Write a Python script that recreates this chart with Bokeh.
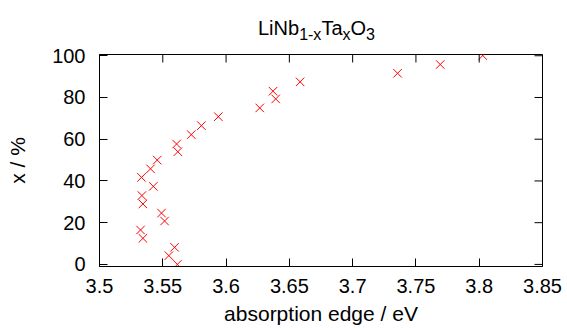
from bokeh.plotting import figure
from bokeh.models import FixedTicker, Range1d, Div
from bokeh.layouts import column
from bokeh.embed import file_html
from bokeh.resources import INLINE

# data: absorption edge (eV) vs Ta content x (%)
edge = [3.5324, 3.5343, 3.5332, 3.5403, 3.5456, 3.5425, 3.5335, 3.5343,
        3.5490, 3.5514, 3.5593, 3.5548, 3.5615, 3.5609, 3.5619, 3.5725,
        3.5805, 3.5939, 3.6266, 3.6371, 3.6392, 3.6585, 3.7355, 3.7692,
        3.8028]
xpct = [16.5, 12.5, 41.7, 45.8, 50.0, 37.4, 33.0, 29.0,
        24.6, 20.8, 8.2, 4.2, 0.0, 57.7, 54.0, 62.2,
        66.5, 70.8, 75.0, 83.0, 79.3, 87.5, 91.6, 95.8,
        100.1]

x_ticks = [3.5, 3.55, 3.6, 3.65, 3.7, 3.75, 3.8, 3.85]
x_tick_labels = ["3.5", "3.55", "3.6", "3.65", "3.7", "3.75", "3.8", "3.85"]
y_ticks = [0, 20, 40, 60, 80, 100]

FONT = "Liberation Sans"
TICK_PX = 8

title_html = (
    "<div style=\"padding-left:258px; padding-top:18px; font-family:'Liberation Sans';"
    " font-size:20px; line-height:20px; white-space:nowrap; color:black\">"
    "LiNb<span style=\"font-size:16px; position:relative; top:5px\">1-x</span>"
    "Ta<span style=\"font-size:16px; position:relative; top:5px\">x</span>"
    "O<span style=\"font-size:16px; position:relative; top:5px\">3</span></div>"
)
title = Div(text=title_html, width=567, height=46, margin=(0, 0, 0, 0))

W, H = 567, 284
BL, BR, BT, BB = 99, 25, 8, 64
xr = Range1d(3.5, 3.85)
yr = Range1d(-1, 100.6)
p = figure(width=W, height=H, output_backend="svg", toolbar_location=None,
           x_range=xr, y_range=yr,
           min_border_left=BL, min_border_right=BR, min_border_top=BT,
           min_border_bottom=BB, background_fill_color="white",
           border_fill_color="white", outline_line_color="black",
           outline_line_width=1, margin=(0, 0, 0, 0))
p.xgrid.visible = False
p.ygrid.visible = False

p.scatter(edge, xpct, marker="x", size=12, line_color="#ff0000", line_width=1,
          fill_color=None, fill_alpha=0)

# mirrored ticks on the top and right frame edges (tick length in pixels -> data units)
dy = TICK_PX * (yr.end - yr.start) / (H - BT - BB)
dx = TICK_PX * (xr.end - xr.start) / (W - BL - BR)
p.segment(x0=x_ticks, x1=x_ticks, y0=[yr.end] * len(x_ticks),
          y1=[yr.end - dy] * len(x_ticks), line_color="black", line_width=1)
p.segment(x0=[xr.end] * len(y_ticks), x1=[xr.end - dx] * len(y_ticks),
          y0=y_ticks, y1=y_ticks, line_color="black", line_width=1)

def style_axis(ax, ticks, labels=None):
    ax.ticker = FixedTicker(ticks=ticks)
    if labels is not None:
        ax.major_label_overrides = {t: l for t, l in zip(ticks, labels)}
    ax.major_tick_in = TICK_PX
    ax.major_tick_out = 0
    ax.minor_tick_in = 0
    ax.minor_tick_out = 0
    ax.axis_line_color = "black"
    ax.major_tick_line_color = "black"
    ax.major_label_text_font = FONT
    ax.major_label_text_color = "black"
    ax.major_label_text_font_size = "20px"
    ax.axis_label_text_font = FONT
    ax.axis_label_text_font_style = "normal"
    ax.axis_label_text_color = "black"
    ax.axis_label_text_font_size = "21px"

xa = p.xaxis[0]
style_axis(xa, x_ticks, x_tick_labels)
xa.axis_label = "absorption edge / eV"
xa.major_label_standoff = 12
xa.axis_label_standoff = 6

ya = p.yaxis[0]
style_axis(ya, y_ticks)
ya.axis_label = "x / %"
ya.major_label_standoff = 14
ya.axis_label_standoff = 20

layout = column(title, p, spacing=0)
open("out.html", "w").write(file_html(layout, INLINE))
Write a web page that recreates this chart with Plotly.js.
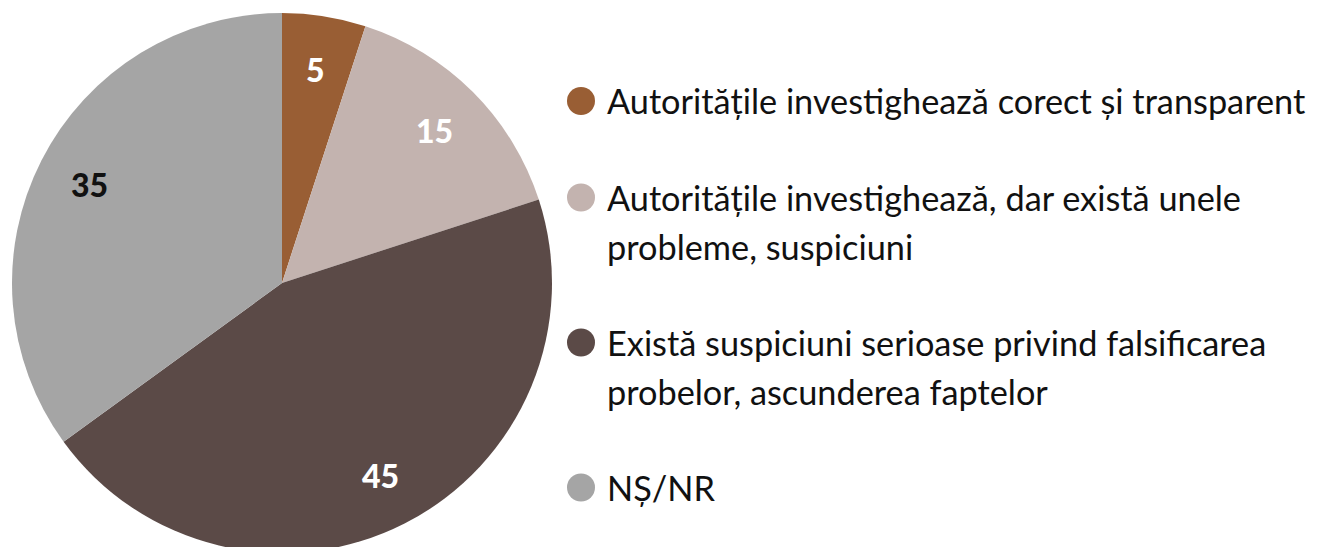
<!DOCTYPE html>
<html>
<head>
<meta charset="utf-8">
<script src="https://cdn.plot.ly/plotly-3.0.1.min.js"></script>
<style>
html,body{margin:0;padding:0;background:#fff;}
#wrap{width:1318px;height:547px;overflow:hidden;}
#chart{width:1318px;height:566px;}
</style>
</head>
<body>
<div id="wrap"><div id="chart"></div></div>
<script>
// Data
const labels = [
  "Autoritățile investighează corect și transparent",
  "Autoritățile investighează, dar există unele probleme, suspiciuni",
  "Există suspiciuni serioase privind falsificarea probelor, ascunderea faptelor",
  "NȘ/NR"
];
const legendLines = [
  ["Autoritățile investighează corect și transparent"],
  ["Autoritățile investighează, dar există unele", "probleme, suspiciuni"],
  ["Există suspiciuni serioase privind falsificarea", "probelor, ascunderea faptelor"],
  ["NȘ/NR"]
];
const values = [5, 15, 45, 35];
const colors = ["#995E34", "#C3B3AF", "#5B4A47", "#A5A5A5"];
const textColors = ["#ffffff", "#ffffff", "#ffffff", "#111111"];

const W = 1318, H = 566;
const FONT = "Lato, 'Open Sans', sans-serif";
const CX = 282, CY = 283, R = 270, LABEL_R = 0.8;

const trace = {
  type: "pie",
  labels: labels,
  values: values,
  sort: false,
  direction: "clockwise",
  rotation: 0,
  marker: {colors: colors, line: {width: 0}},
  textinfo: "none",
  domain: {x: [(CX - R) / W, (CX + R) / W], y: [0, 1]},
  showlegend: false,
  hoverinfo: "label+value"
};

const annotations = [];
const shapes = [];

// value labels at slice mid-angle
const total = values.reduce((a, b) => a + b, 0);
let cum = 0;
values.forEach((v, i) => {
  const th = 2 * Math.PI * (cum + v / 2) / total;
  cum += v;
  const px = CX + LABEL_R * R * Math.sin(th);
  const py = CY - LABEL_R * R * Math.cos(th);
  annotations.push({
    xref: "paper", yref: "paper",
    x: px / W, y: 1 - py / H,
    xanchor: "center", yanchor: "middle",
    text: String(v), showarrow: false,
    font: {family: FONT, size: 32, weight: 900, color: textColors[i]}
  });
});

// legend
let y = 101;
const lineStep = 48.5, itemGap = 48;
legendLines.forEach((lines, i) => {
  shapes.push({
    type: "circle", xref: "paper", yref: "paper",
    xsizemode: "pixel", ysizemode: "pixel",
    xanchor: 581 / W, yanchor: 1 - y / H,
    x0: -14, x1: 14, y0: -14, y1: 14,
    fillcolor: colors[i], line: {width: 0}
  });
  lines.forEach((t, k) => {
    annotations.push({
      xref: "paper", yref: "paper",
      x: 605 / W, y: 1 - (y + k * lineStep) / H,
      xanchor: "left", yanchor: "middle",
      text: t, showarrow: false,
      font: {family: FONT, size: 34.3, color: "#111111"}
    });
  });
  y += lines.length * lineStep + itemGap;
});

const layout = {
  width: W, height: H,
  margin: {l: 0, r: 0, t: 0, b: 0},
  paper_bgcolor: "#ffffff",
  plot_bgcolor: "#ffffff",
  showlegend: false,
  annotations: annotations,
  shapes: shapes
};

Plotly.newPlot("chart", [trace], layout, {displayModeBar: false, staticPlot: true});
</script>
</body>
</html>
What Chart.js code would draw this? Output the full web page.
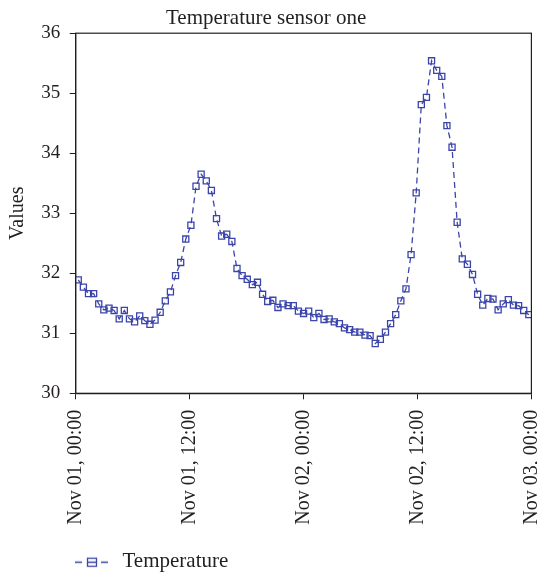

========================================

Exercise instructions: Exactly as written, return every line of the listing, but not the pictures.

Exercise output:
Write a Python script that recreates this chart with Bokeh.
from bokeh.plotting import figure
from bokeh.models import FixedTicker, Range1d, Div
from bokeh.layouts import column
from bokeh.embed import file_html
from bokeh.resources import INLINE

# data: absorption edge (eV) vs Ta content x (%)
edge = [3.5324, 3.5343, 3.5332, 3.5403, 3.5456, 3.5425, 3.5335, 3.5343,
        3.5490, 3.5514, 3.5593, 3.5548, 3.5615, 3.5609, 3.5619, 3.5725,
        3.5805, 3.5939, 3.6266, 3.6371, 3.6392, 3.6585, 3.7355, 3.7692,
        3.8028]
xpct = [16.5, 12.5, 41.7, 45.8, 50.0, 37.4, 33.0, 29.0,
        24.6, 20.8, 8.2, 4.2, 0.0, 57.7, 54.0, 62.2,
        66.5, 70.8, 75.0, 83.0, 79.3, 87.5, 91.6, 95.8,
        100.1]

x_ticks = [3.5, 3.55, 3.6, 3.65, 3.7, 3.75, 3.8, 3.85]
x_tick_labels = ["3.5", "3.55", "3.6", "3.65", "3.7", "3.75", "3.8", "3.85"]
y_ticks = [0, 20, 40, 60, 80, 100]

FONT = "Liberation Sans"
TICK_PX = 8

title_html = (
    "<div style=\"padding-left:258px; padding-top:18px; font-family:'Liberation Sans';"
    " font-size:20px; line-height:20px; white-space:nowrap; color:black\">"
    "LiNb<span style=\"font-size:16px; position:relative; top:5px\">1-x</span>"
    "Ta<span style=\"font-size:16px; position:relative; top:5px\">x</span>"
    "O<span style=\"font-size:16px; position:relative; top:5px\">3</span></div>"
)
title = Div(text=title_html, width=567, height=46, margin=(0, 0, 0, 0))

W, H = 567, 284
BL, BR, BT, BB = 99, 25, 8, 64
xr = Range1d(3.5, 3.85)
yr = Range1d(-1, 100.6)
p = figure(width=W, height=H, output_backend="svg", toolbar_location=None,
           x_range=xr, y_range=yr,
           min_border_left=BL, min_border_right=BR, min_border_top=BT,
           min_border_bottom=BB, background_fill_color="white",
           border_fill_color="white", outline_line_color="black",
           outline_line_width=1, margin=(0, 0, 0, 0))
p.xgrid.visible = False
p.ygrid.visible = False

p.scatter(edge, xpct, marker="x", size=12, line_color="#ff0000", line_width=1,
          fill_color=None, fill_alpha=0)

# mirrored ticks on the top and right frame edges (tick length in pixels -> data units)
dy = TICK_PX * (yr.end - yr.start) / (H - BT - BB)
dx = TICK_PX * (xr.end - xr.start) / (W - BL - BR)
p.segment(x0=x_ticks, x1=x_ticks, y0=[yr.end] * len(x_ticks),
          y1=[yr.end - dy] * len(x_ticks), line_color="black", line_width=1)
p.segment(x0=[xr.end] * len(y_ticks), x1=[xr.end - dx] * len(y_ticks),
          y0=y_ticks, y1=y_ticks, line_color="black", line_width=1)

def style_axis(ax, ticks, labels=None):
    ax.ticker = FixedTicker(ticks=ticks)
    if labels is not None:
        ax.major_label_overrides = {t: l for t, l in zip(ticks, labels)}
    ax.major_tick_in = TICK_PX
    ax.major_tick_out = 0
    ax.minor_tick_in = 0
    ax.minor_tick_out = 0
    ax.axis_line_color = "black"
    ax.major_tick_line_color = "black"
    ax.major_label_text_font = FONT
    ax.major_label_text_color = "black"
    ax.major_label_text_font_size = "20px"
    ax.axis_label_text_font = FONT
    ax.axis_label_text_font_style = "normal"
    ax.axis_label_text_color = "black"
    ax.axis_label_text_font_size = "21px"

xa = p.xaxis[0]
style_axis(xa, x_ticks, x_tick_labels)
xa.axis_label = "absorption edge / eV"
xa.major_label_standoff = 12
xa.axis_label_standoff = 6

ya = p.yaxis[0]
style_axis(ya, y_ticks)
ya.axis_label = "x / %"
ya.major_label_standoff = 14
ya.axis_label_standoff = 20

layout = column(title, p, spacing=0)
open("out.html", "w").write(file_html(layout, INLINE))
Write a web page that recreates this chart with Plotly.js.
<!DOCTYPE html>
<html>
<head>
<meta charset="utf-8">
<script src="https://cdn.plot.ly/plotly-3.0.1.min.js"></script>
<style>
html,body{margin:0;padding:0;background:#fff;}
#wrap{width:1318px;height:547px;overflow:hidden;}
#chart{width:1318px;height:566px;}
</style>
</head>
<body>
<div id="wrap"><div id="chart"></div></div>
<script>
// Data
const labels = [
  "Autoritățile investighează corect și transparent",
  "Autoritățile investighează, dar există unele probleme, suspiciuni",
  "Există suspiciuni serioase privind falsificarea probelor, ascunderea faptelor",
  "NȘ/NR"
];
const legendLines = [
  ["Autoritățile investighează corect și transparent"],
  ["Autoritățile investighează, dar există unele", "probleme, suspiciuni"],
  ["Există suspiciuni serioase privind falsificarea", "probelor, ascunderea faptelor"],
  ["NȘ/NR"]
];
const values = [5, 15, 45, 35];
const colors = ["#995E34", "#C3B3AF", "#5B4A47", "#A5A5A5"];
const textColors = ["#ffffff", "#ffffff", "#ffffff", "#111111"];

const W = 1318, H = 566;
const FONT = "Lato, 'Open Sans', sans-serif";
const CX = 282, CY = 283, R = 270, LABEL_R = 0.8;

const trace = {
  type: "pie",
  labels: labels,
  values: values,
  sort: false,
  direction: "clockwise",
  rotation: 0,
  marker: {colors: colors, line: {width: 0}},
  textinfo: "none",
  domain: {x: [(CX - R) / W, (CX + R) / W], y: [0, 1]},
  showlegend: false,
  hoverinfo: "label+value"
};

const annotations = [];
const shapes = [];

// value labels at slice mid-angle
const total = values.reduce((a, b) => a + b, 0);
let cum = 0;
values.forEach((v, i) => {
  const th = 2 * Math.PI * (cum + v / 2) / total;
  cum += v;
  const px = CX + LABEL_R * R * Math.sin(th);
  const py = CY - LABEL_R * R * Math.cos(th);
  annotations.push({
    xref: "paper", yref: "paper",
    x: px / W, y: 1 - py / H,
    xanchor: "center", yanchor: "middle",
    text: String(v), showarrow: false,
    font: {family: FONT, size: 32, weight: 900, color: textColors[i]}
  });
});

// legend
let y = 101;
const lineStep = 48.5, itemGap = 48;
legendLines.forEach((lines, i) => {
  shapes.push({
    type: "circle", xref: "paper", yref: "paper",
    xsizemode: "pixel", ysizemode: "pixel",
    xanchor: 581 / W, yanchor: 1 - y / H,
    x0: -14, x1: 14, y0: -14, y1: 14,
    fillcolor: colors[i], line: {width: 0}
  });
  lines.forEach((t, k) => {
    annotations.push({
      xref: "paper", yref: "paper",
      x: 605 / W, y: 1 - (y + k * lineStep) / H,
      xanchor: "left", yanchor: "middle",
      text: t, showarrow: false,
      font: {family: FONT, size: 34.3, color: "#111111"}
    });
  });
  y += lines.length * lineStep + itemGap;
});

const layout = {
  width: W, height: H,
  margin: {l: 0, r: 0, t: 0, b: 0},
  paper_bgcolor: "#ffffff",
  plot_bgcolor: "#ffffff",
  showlegend: false,
  annotations: annotations,
  shapes: shapes
};

Plotly.newPlot("chart", [trace], layout, {displayModeBar: false, staticPlot: true});
</script>
</body>
</html>
What Chart.js code would draw this? Output the full web page.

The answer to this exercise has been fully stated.